Encouraging greater levels of charitable donations can be accomplished by matching the emotion of the images used in appeals to the tone of the language and narration used, as shown in new research from Rotterdam School of Management, Erasmus University.
The study, conducted by Dr Alex Genevsky of RSM alongside PhD candidate Ting-Yi Lin and colleagues from the University of Michigan, the Wharton School at the University of Pennsylvania, and Stanford University, aimed to gain a deeper understanding of what motivates people to donate to charitable causes.
To do so, the researchers provided a sample of potential donors with a real budget of $10 to either donate or keep for themselves, before exposing them to a variety of charitable requests, recording how much was given to each appeal.
The language used in the appeals varied to present participants with different emotional stances. For example, messages such as ‘Your donations can save thousands from death by starvation’, indicating a desperate reality to be fixed, or ‘Your donation can ensure a healthy future for thousands', pointing to a more hopeful future, were used. The accompanying imagery was also varied, with appeals displaying images of people looking either distressed in their circumstances or happy.
In the first part of the study, participants were exposed to donation requests featuring different combinations of emotional images and messages, and then were asked to decide how much they wanted to donate to each.
The results revealed that, when attempting to encourage greater levels of charitable giving, consistency mattered. When the emotional imagery matched the tone of language used in an appeal, participants were likely to donate a greater amount.
Furthermore, the effect was the same whether the appeals were consistent in negativity, urgent language with distressing images, or positivity, hopeful language with smiling faces.
Dr Genevsky says, “We really wanted to include experiments with real donations, not only hypothetical ones. When people know their choice will actually give money to charity, their behaviour carries more weight and the results are more reliable. We saw that, whether positive or negative, charitable appeals are most effective when their emotional elements matched in tone.”
To attempt to understand why consistency prompted a greater response from donors, the second experiment analysed the brain activity of participants via functional magnetic resonance imaging, whilst they viewed the appeals and made their charitable decisions.
The data from these scans revealed that charitable appeals that were consistent in imagery and language activated the nucleus accumbens, the reward centre of the brain, creating a positive emotional experience. This, in turn, prompted participants to make a greater level of donations.

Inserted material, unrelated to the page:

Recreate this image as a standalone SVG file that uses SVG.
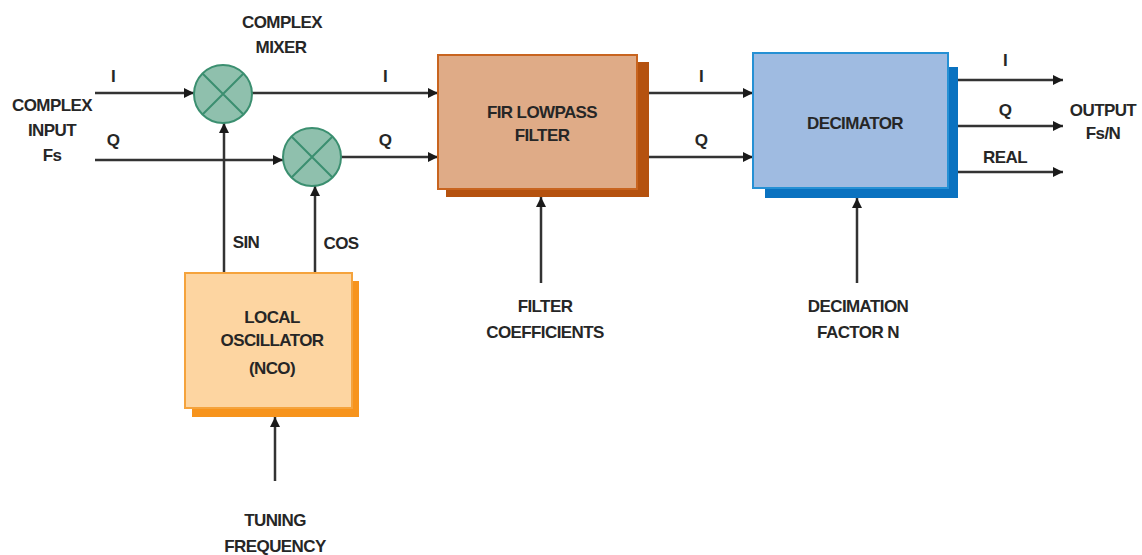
<svg xmlns="http://www.w3.org/2000/svg" width="1142" height="555" viewBox="0 0 1142 555">
<defs>
<marker id="ah" viewBox="0 0 10 10" refX="10" refY="5" markerWidth="10" markerHeight="10" markerUnits="userSpaceOnUse" orient="auto">
<path d="M0,0 L10,5 L0,10 z" fill="#1a1a1a"/>
</marker>
</defs>
<style>
text{font-family:"Liberation Sans",Arial,sans-serif;font-weight:bold;font-size:17px;fill:#262626;text-anchor:middle;letter-spacing:-0.6px}
.ln{stroke:#333;stroke-width:2.5;fill:none}
.mix{fill:#8fc0ad;stroke:#3b8f70;stroke-width:2}
.mx{stroke:#3b8f70;stroke-width:2}
</style>
<rect width="1142" height="555" fill="#ffffff"/>
<g id="connectors">
<path class="ln" d="M95,93 H194" marker-end="url(#ah)"/>
<path class="ln" d="M95,160 H283" marker-end="url(#ah)"/>
<path class="ln" d="M252,93 H438" marker-end="url(#ah)"/>
<path class="ln" d="M341,157 H438" marker-end="url(#ah)"/>
<path class="ln" d="M224,273 V123" marker-end="url(#ah)"/>
<path class="ln" d="M315,273 V186" marker-end="url(#ah)"/>
<path class="ln" d="M275,481 V417" marker-end="url(#ah)"/>
<path class="ln" d="M649,93 H753" marker-end="url(#ah)"/>
<path class="ln" d="M649,157 H753" marker-end="url(#ah)"/>
<path class="ln" d="M541,283 V197" marker-end="url(#ah)"/>
<path class="ln" d="M857,283 V198" marker-end="url(#ah)"/>
<path class="ln" d="M958,80 H1063" marker-end="url(#ah)"/>
<path class="ln" d="M958,126 H1063" marker-end="url(#ah)"/>
<path class="ln" d="M958,172 H1063" marker-end="url(#ah)"/>
<text x="113" y="82">I</text>
<text x="113" y="146">Q</text>
<text x="385" y="82">I</text>
<text x="385" y="146">Q</text>
<text x="701" y="82">I</text>
<text x="701" y="146">Q</text>
<text x="246" y="248">SIN</text>
<text x="341" y="249">COS</text>
<text x="1005" y="66">I</text>
<text x="1005" y="116">Q</text>
<text x="1005" y="163">REAL</text>
</g>
<g id="label-input">
<text x="52" y="111">COMPLEX</text>
<text x="52" y="136">INPUT</text>
<text x="52" y="161">Fs</text>
</g>
<g id="label-mixer">
<text x="282" y="28">COMPLEX</text>
<text x="281" y="53">MIXER</text>
</g>
<g id="mixer1">
<circle class="mix" cx="223" cy="94" r="29"/>
<path class="mx" d="M202.5,73.5 L243.5,114.5 M243.5,73.5 L202.5,114.5"/>
</g>
<g id="mixer2">
<circle class="mix" cx="312" cy="157" r="29"/>
<path class="mx" d="M291.5,136.5 L332.5,177.5 M332.5,136.5 L291.5,177.5"/>
</g>
<g id="fir">
<rect x="446" y="62" width="203" height="135" fill="#b5520f"/>
<rect x="438" y="55" width="199" height="134" fill="#dfab87" stroke="#c8641f" stroke-width="2"/>
<text x="542" y="118">FIR LOWPASS</text>
<text x="542" y="141">FILTER</text>
</g>
<g id="decimator">
<rect x="765" y="67" width="193" height="131" fill="#0a72c0"/>
<rect x="753" y="53" width="195" height="135" fill="#9fbbe1" stroke="#2590d4" stroke-width="2"/>
<text x="855" y="129">DECIMATOR</text>
</g>
<g id="nco">
<rect x="192" y="281" width="167" height="136" fill="#f7941d"/>
<rect x="185" y="273" width="167" height="135" fill="#fdd5a1" stroke="#f5a33c" stroke-width="2"/>
<text x="272" y="323">LOCAL</text>
<text x="272" y="346">OSCILLATOR</text>
<text x="272" y="374">(NCO)</text>
</g>
<g id="label-tuning">
<text x="275" y="526">TUNING</text>
<text x="275" y="552">FREQUENCY</text>
</g>
<g id="label-filtercoef">
<text x="545" y="312">FILTER</text>
<text x="545" y="338">COEFFICIENTS</text>
</g>
<g id="label-decim">
<text x="858" y="312">DECIMATION</text>
<text x="858" y="338">FACTOR N</text>
</g>
<g id="label-output">
<text x="1103" y="116">OUTPUT</text>
<text x="1103" y="139">Fs/N</text>
</g>
</svg>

The researchers state the findings hold important lessons for fundraisers and marketers. By taking simple steps to keep messaging consistent across language and visuals, organisations stand to gain a far better response from their audience, raising more money for their causes.
Furthermore, such adjustments do not require big budgets to be actioned, a point which Dr Genevsky highlights as crucial for the charity sector in particular, which often works under tight finances.
The researchers suggest the findings would also be applicable outside of the charity sector, suggesting professionals working across branding, advertising and communications for corporate activities such as CSR initiatives would be able to generate greater engagement from staff by employing the same techniques.